What do you need to forgive to move forward? What do you need to accept to find peace? What do you need to release to be the person you want to be? And then for each, are you ready to forgive, are you ready to accept, are you ready to release?

Endings and beginnings are perfect times for reflection, but we are not perfect people in a perfect world. Sometimes we carry things that hold us back, but we’re not ready to let them go. Perhaps at the next ending, or the one after that, we’ll be ready. This year’s beginning and ending will only be one of many, in a long line of bittersweet endings and bright beginnings; it does not need to be the perfect time, the deepest reflection, or the biggest turning point. Setting down one thing will lighten an entire load.

So what is you rone thing, big or small, that releasing will allow you to move forward in 2022?

I invite you now to reflect on what you’re ready to let go of today, in this moment. If you feel so called, you are welcome to write down what you think of on a piece of paper like we sould if you were gathering in person today, and burn that paper (safely) now or later to symbolize your release. Or you may prefer the simplicity of our symbolic fire, shared virtually.

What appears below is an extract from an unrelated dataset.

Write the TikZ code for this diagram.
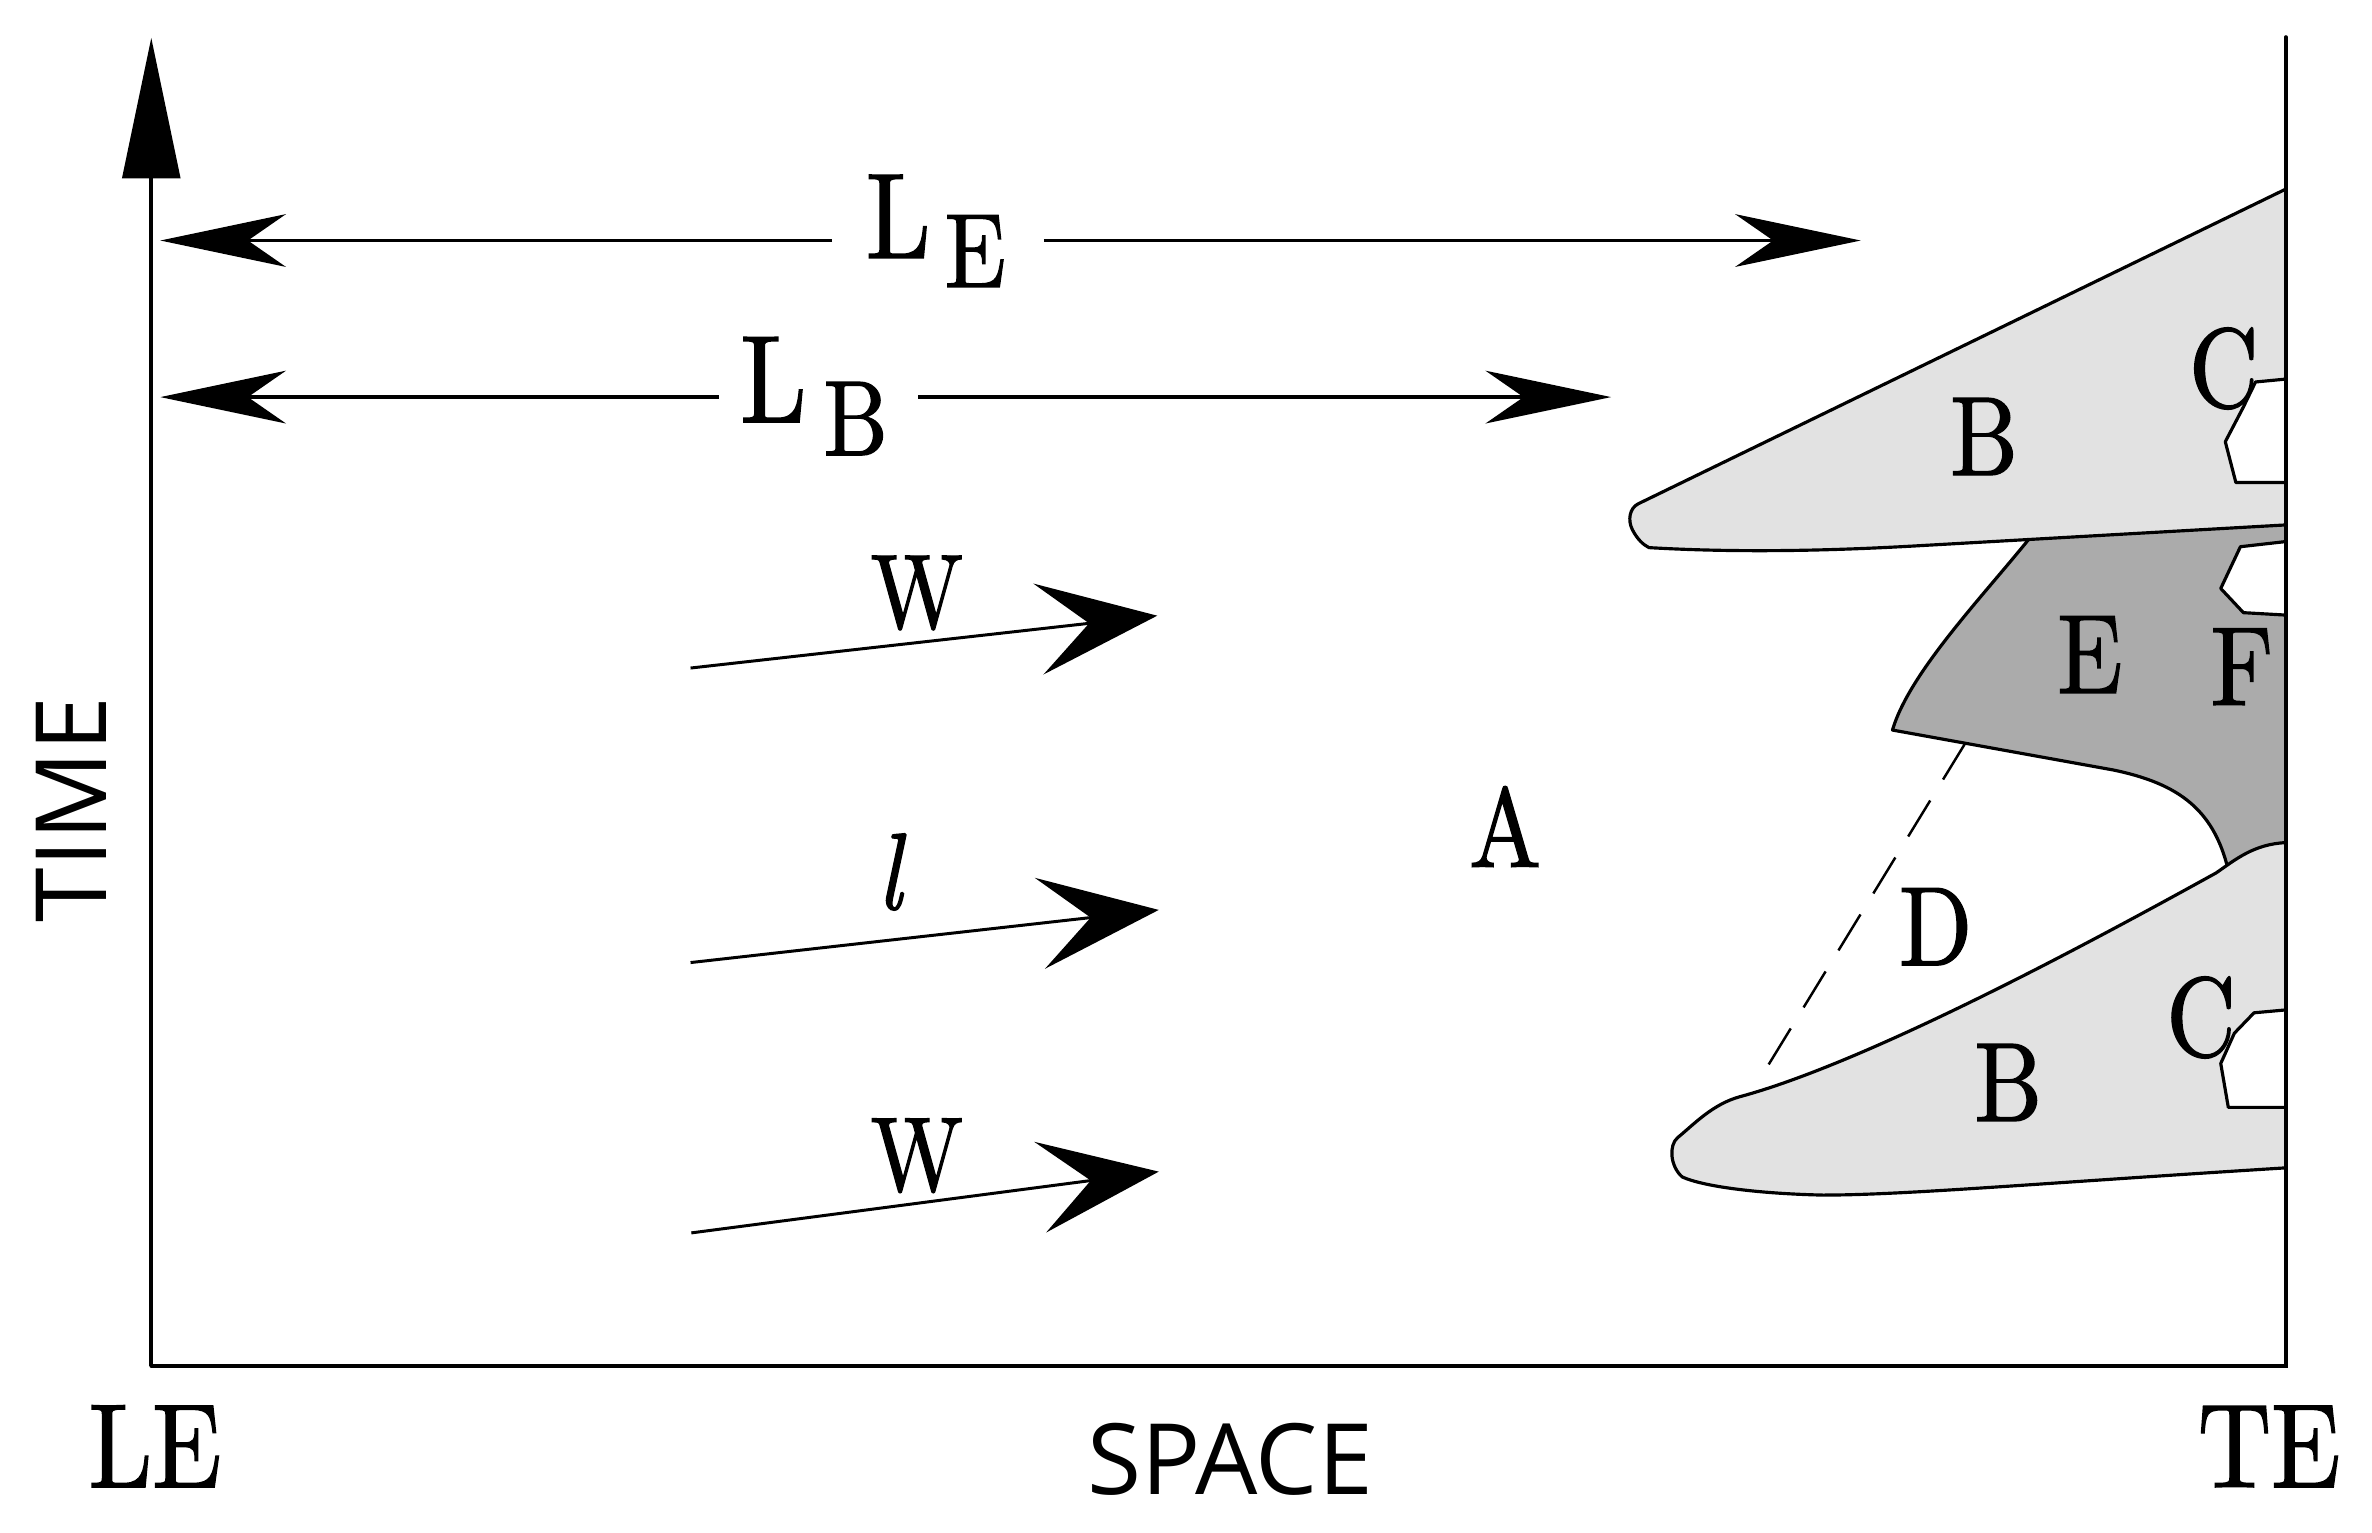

This ritual is for you, and only asks what you need of it. I will leave you with a poem by Lois Van Neer to lead you into your reflection.

Let Go

Let go
of all that binds you
of all that burdens you
of what you carry
of all that shames you
of fear
of trespasses and transgressions

Let go of guilt
let go of anger
let go of small mindness and pettiness
of ways of being that no longer work for you
of compulsinos that consume your living

Let go of what you cannot change
let go of regret
of that which haunts you
let go of pain
let go of ways in which you missed the mark

Let go

“Let Go” by Lois Van Neer

One Comment

  1. Mary Harlos

    I loved this beautiful and meaningful reflection for the New Year. Thank you!